Thursday, June 25, 2009

Pricing Headed Downward...Tell Me Something I Don't Already Know

One thing is 100% certain to me: in the staring contest between buyers/tenants & sellers/landlords, sellers/landlords are going to be the ones blinking first. In what is akin to a Mexican standoff, the vast rift between buyers and seller expectations continue, at least for now.

But time is such a great equalizer, isn't it?

-A

Pricing Skid Suggests Sellers Capitulating to Buyers
Jun 22, 2009 - CRE News

In a sign that sellers are capitulating to buyers' demands, commercial property pricing dropped 8.6 percent in April, according to the Moody's/Real Commercial Property Price Indices, or CPPI.

The April drop is the largest recorded this investment cycle by the all-property component of CPPI, a collaboration of Moody's Investors Service and Real Estate Analytics that tracks repeat sales of properties.
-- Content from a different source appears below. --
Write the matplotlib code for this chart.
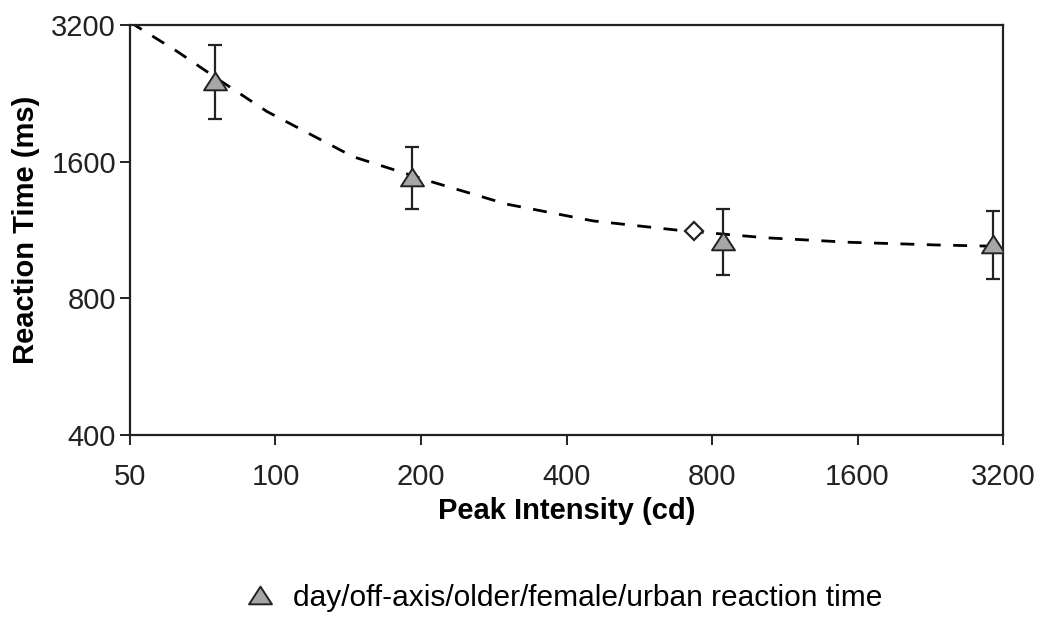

The index stood at 135.31 in April and is 29.5 percent below the peak reached in October 2007, before sales activity began feeling the brunt of the credit-markets dislocation that started in late-summer 2007.

April's drop "suggests that sellers are beginning to capitulate to the realities of commercial real estate markets," which include demands for lower prices, Moody's said in its analysis of the CCPI. The index's second steepest monthly drop this cycle was by 5.5 percent in January.

Moody's further said that financially-distressed sellers became much more prominent in April. It noted that the volume of repeat sales made at prices resulting in losses to sellers was greater than the volume made at financial gains for the first month ever in its recording history.

In a rare bit of market optimism, Moody's speculated, "Large price declines may act as a catalyst to cause the bid-ask gap (between buyers and sellers) to narrow, which in turn may lead to an increasing number of transactions." April's 67 repeat sales, as recorded by the CPPI, compares to 82 in March.

If distressed sellers continue to be more prominent, it could set the stage for future pricing declines.

For the year ended in April, the all-property CPPI component dropped 25.3 percent, with declines across all property types, led by the office sector, which saw a 28.8 percent drop. Multifamily, retail and industrial were down 18.5 percent, 16.1 percent and 12.3 percent, respectively.

Every property sector saw price declines in every geographic region tracked by the CPP. Office prices fell most - 27.2 percent - in the East, followed by a 25 percent drop in the South and 22.2 percent drop in Southern California.

Declines in retail ranged from 7.3 percent in the West to 23.3 percent in the South.

The multifamily sector saw a 21.1 percent drop in the South. That region includes Florida, which saw a 22.5 percent decline. The East was the best-performing multifamily region with an 11.8 percent decline during the year ended April.

Industrial property declines ranged from 28.8 percent in the South to 7.3 percent in the West.

1 comment:

Miami Joe said...

Right on! Great article as always Ant!